* start *
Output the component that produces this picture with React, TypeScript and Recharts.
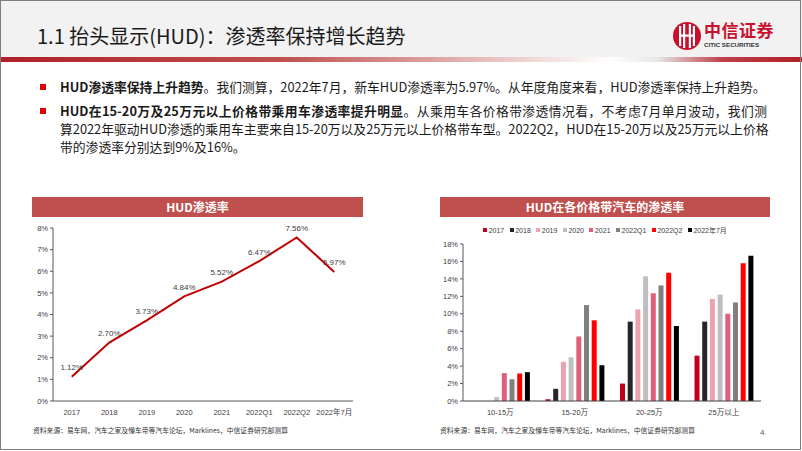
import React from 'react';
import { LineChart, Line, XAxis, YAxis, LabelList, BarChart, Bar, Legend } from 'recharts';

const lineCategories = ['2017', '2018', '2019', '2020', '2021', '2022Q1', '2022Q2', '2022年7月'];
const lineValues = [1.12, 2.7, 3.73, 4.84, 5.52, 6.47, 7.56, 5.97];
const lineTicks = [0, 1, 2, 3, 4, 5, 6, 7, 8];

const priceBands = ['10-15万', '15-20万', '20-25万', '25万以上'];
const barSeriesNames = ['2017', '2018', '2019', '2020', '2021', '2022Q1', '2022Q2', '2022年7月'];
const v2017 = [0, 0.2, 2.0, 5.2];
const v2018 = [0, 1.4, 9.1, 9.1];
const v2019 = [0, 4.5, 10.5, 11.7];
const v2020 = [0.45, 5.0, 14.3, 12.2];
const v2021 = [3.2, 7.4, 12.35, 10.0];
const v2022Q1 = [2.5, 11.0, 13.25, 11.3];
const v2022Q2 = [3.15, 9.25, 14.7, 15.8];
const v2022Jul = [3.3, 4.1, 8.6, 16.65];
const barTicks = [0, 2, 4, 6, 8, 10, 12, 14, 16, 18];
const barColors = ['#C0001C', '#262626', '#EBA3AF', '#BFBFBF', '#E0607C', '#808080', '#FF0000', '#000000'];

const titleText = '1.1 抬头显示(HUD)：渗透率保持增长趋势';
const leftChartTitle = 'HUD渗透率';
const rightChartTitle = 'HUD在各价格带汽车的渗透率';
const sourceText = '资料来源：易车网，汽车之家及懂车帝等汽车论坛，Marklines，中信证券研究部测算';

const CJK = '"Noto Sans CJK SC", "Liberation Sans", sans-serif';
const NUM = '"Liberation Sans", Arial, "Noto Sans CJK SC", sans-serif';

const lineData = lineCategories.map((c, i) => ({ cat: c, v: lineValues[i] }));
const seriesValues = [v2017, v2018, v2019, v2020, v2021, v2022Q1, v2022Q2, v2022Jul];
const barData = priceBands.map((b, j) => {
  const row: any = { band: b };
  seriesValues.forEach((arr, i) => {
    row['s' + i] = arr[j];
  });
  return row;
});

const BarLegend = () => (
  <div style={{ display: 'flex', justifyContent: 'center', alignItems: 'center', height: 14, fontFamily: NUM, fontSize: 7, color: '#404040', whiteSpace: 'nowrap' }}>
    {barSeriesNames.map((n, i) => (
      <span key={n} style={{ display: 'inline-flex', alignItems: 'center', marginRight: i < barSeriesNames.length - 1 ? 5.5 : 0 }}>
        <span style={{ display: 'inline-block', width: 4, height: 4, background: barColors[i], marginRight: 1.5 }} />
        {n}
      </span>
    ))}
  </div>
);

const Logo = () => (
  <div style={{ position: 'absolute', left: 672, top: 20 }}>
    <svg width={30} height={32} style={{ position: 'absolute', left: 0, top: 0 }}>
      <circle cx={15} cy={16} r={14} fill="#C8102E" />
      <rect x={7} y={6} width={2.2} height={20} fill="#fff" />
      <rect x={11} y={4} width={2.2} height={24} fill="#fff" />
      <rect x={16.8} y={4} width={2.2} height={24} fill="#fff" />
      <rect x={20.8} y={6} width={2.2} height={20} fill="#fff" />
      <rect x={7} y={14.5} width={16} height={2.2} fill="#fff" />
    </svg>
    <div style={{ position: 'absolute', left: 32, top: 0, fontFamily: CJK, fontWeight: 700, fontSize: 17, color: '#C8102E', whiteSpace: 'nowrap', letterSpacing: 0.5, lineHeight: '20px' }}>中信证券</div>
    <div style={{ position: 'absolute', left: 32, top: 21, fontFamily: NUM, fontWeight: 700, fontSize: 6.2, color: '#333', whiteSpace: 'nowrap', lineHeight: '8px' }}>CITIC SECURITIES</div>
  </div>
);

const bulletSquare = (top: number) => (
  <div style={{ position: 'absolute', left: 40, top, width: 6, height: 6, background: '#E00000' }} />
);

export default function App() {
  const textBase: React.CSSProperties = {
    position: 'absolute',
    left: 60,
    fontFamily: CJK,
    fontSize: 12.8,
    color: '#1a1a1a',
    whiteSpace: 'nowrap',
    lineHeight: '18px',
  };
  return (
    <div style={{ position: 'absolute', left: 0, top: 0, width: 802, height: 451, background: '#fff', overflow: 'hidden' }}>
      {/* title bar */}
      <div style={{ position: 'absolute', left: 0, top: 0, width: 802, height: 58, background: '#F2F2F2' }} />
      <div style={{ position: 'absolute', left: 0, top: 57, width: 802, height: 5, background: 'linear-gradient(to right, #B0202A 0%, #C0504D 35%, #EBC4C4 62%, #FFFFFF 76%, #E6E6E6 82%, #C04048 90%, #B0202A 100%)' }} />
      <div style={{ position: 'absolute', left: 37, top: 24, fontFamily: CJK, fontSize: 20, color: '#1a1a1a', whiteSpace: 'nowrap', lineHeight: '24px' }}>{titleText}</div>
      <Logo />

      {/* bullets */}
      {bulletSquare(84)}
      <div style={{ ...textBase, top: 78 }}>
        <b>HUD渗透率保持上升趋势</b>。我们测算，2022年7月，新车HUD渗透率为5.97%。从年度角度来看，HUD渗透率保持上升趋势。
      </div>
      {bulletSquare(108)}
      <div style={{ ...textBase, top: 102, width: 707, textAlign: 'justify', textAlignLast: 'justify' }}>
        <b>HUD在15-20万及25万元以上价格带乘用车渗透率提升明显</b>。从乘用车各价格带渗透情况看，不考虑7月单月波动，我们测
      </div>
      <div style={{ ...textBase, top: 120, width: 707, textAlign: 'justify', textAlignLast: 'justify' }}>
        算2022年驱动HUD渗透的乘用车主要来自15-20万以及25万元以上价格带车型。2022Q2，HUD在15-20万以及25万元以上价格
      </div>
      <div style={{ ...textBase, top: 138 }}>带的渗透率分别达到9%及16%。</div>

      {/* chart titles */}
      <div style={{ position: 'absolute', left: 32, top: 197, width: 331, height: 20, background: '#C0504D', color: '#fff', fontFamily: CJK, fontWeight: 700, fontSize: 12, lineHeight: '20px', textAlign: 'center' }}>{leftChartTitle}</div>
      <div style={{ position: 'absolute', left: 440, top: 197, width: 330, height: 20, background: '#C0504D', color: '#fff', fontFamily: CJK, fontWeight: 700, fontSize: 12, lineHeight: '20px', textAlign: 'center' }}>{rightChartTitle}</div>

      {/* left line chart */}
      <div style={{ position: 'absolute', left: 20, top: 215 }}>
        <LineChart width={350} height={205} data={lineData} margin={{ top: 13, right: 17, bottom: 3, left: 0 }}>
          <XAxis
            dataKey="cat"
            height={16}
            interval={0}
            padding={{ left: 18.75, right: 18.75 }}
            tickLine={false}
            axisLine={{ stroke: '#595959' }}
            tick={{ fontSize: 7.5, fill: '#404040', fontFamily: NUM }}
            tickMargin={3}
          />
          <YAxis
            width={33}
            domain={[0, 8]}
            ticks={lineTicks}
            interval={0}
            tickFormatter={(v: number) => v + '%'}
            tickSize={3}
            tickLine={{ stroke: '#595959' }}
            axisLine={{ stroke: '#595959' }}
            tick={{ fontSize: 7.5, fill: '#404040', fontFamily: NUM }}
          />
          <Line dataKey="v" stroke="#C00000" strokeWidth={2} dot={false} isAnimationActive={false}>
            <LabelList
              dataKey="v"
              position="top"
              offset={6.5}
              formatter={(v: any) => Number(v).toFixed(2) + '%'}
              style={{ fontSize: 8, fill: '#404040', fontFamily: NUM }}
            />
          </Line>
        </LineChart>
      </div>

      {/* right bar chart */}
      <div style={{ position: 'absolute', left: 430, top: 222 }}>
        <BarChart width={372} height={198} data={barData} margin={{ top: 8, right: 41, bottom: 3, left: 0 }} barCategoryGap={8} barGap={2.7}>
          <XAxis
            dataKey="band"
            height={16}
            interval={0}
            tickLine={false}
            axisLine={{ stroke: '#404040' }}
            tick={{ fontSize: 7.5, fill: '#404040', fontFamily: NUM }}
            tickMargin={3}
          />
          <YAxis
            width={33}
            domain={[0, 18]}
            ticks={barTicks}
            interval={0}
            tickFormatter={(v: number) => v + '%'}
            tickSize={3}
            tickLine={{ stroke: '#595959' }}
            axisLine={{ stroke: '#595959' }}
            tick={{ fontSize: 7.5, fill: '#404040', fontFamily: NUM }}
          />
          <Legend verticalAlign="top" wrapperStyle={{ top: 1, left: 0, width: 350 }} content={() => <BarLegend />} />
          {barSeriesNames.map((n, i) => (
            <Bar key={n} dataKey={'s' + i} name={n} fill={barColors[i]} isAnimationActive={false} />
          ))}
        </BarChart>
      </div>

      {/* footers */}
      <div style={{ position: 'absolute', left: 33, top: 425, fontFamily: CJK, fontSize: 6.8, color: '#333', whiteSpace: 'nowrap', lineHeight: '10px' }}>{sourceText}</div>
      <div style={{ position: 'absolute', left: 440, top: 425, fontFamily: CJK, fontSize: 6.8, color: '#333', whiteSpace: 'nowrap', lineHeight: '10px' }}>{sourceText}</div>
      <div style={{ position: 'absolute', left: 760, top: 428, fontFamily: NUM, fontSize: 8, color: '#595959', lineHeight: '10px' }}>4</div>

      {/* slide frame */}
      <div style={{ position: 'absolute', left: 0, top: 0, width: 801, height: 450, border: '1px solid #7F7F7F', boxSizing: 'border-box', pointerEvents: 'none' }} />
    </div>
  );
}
* end *
__TASK INSTRUCTIONS__. Repeat the listing above from its first line through the line that contains "4, 5, 6, 7, 8];", both included, and nothing more. Drop the pictures.

__RESPONSE TO THIS TASK__.
Output the component that produces this picture with React, TypeScript and Recharts.
import React from 'react';
import { LineChart, Line, XAxis, YAxis, LabelList, BarChart, Bar, Legend } from 'recharts';

const lineCategories = ['2017', '2018', '2019', '2020', '2021', '2022Q1', '2022Q2', '2022年7月'];
const lineValues = [1.12, 2.7, 3.73, 4.84, 5.52, 6.47, 7.56, 5.97];
const lineTicks = [0, 1, 2, 3, 4, 5, 6, 7, 8];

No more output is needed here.